HCMC – The regulations on the automobile localization ratio will be abolished on October 10, after they have been in force for almost 20 years.
On August 12, the Ministry of Science and Technology enacted a circular to rescind the regulations on calculating methods of the automobile localization ratio, including Decision No. 28/2004, Decision No. 05/ 2005 and Circular 05/2012. The circular takes effect from October 1, 2022.
According to the Vietnam Association of Mechanical Industry (VAMI), the regulations related to the automobile localization ratio are no longer suitable for the current situation and should be abolished to encourage competitiveness among domestic enterprises.
The removal of those regulations would help improve the investment environment and allow domestic automobile manufacturers to maintain production in competition with completely-built-up (CBU) cars imported from ASEAN countries with a tax rate of 0% from 2018.
Automotive expert Nguyen Minh Dong said that it was really difficult to produce high-quality automobiles with the current localization ratio regulations. Some important parts of the cars were underestimated, while others were highly valued. The adjustment to the auto localization rate calculations will create driving forces for the manufacturers to improve their product quality with the most advanced technology.
Moreover, the features and auto parts have become increasingly innovative and modern, accounting for a large proportion of the overall value of the vehicle. For instance, car body frames are more complex than those for buses.
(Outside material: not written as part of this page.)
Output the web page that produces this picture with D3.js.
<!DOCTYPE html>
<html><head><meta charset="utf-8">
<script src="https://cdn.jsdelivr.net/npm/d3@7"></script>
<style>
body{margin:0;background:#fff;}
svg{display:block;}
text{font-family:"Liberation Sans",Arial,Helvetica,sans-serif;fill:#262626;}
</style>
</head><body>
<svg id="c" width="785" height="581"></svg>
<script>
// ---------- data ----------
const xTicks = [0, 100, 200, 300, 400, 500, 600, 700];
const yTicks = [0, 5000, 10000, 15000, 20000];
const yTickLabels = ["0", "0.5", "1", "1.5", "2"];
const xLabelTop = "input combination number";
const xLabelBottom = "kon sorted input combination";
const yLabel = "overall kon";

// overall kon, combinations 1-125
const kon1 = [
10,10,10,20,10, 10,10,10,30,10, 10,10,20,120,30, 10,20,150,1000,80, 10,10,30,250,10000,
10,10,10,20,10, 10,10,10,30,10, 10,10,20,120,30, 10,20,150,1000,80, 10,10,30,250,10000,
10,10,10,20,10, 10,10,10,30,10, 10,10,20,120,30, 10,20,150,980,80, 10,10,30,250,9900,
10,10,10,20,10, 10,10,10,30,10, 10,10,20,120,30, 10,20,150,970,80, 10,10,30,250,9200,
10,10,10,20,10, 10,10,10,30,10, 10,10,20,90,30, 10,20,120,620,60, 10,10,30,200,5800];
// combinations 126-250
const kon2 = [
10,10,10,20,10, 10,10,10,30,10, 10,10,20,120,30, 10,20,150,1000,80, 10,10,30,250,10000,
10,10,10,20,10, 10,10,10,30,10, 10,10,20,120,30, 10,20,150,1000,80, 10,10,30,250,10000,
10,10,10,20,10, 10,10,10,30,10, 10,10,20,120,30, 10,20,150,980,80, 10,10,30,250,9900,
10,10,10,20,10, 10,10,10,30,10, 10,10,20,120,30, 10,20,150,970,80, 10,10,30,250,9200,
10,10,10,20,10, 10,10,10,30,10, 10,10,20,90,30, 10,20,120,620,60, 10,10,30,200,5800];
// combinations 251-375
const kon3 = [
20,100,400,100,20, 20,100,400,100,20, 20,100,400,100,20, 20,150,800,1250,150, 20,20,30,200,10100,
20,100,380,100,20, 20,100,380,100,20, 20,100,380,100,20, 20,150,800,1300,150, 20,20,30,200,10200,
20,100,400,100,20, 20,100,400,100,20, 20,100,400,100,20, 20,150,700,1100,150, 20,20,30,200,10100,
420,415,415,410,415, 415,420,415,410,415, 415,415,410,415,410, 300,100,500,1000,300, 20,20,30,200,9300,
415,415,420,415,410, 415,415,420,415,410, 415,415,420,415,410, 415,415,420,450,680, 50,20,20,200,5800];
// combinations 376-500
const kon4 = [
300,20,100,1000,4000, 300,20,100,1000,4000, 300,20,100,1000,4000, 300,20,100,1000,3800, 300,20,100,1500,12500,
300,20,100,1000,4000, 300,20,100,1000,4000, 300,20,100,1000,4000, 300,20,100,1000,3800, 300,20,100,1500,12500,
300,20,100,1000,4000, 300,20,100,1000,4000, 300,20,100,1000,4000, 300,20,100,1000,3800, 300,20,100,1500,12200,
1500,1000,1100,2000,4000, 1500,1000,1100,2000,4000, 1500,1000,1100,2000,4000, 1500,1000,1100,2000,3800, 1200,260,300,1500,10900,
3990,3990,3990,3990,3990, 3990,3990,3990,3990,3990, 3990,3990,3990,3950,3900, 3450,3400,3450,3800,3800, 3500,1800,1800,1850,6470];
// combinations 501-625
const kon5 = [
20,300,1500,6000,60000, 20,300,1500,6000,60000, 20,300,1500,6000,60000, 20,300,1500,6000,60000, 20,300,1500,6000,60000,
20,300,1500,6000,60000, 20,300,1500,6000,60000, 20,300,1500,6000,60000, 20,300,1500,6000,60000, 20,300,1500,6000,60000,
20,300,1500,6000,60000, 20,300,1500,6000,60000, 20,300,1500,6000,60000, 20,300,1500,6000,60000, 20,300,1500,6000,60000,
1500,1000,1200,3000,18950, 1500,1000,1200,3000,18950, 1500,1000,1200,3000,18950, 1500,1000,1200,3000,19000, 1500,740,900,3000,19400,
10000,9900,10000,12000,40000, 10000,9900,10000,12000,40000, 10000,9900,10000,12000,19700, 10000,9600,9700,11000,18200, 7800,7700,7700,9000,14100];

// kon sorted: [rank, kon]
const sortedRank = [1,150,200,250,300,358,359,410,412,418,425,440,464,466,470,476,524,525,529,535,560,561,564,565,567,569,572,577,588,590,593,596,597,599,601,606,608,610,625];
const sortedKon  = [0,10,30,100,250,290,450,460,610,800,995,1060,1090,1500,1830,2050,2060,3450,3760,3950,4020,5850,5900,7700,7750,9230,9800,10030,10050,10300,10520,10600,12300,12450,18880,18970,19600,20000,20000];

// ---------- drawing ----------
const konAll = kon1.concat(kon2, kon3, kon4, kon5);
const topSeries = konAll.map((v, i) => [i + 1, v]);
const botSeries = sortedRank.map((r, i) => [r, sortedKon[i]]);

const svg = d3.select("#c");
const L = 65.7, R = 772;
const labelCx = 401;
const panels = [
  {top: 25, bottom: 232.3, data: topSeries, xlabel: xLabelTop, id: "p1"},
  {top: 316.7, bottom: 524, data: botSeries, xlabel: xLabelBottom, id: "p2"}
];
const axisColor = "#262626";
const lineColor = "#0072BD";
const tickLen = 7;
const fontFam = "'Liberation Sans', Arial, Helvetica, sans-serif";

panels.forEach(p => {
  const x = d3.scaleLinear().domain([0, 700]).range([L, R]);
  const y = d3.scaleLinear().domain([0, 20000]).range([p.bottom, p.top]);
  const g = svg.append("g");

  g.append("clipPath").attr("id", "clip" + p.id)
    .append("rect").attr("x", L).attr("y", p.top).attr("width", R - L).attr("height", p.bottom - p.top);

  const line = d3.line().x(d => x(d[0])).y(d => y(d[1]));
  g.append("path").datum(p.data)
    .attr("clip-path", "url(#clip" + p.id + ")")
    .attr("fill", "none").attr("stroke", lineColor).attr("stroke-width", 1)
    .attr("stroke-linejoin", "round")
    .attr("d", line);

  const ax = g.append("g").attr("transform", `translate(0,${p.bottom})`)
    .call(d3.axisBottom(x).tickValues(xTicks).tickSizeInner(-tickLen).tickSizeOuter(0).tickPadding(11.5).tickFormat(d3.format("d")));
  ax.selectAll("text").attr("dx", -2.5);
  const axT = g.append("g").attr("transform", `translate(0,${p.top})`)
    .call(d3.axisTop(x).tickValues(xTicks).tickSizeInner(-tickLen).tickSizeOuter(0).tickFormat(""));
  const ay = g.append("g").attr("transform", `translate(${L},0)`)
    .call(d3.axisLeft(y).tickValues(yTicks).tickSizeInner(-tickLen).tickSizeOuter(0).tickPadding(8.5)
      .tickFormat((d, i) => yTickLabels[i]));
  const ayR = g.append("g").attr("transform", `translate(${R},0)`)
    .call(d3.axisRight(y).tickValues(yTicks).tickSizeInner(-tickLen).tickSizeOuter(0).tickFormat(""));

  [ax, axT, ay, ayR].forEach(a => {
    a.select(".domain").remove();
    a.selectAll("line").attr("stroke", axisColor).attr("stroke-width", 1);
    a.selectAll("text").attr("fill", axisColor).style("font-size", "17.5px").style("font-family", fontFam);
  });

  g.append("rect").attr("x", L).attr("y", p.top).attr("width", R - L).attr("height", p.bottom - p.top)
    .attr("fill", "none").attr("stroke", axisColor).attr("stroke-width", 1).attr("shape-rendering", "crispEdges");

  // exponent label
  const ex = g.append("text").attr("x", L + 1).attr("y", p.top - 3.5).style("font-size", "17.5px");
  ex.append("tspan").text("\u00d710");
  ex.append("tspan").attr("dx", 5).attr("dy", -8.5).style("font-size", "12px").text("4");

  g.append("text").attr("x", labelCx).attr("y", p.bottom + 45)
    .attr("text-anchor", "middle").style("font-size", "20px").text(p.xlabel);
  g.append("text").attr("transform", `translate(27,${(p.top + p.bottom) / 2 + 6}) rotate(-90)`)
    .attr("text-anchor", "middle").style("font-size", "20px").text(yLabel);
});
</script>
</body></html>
The localization rate of passenger cars in Vietnam is still quite low due to the slow development of auto parts and accessories suppliers, in terms of both quantity and quality. Only a few domestic suppliers can get involved in the supply chains of automobile manufacturers in Vietnam.
The number of auto parts suppliers in Vietnam is far lower than that in Thailand. According to the Ministry of Industry and Trade, Thailand has nearly 700 tier-1 part suppliers, while Vietnam has less than 100. In addition, Thailand has some 1,700 suppliers of Tier 2 and 3 and Vietnam has less than 150.
It results in a low localization rate of passenger cars of less than nine seats. The auto localization rate in Vietnam has reached around 7-10% so far, much lower than the target and the figures of other neighboring countries such as Thailand, Indonesia and Malaysia.
According to the Ministry of Industry and Trade, the average output growth of the auto industry is much lower than that of the whole industry.
Vietnamese enterprises have been left behind in the race for high-quality auto parts and accessories due to their low speed of technological innovation. Many auto parts suppliers still have little capability and production technology to get involved in the value chains of the domestic automotive industry.
Over the past 10 years, Vietnam has signed a series of free trade agreements (FTAs) such as the ASEAN Trade in Goods Agreement, the Comprehensive and Progressive Agreement for Trans-Pacific Partnership, and the EU–Vietnam Free Trade Agreement.
These agreements require member states to commit to the removal of tariff barriers for imported cars and auto parts.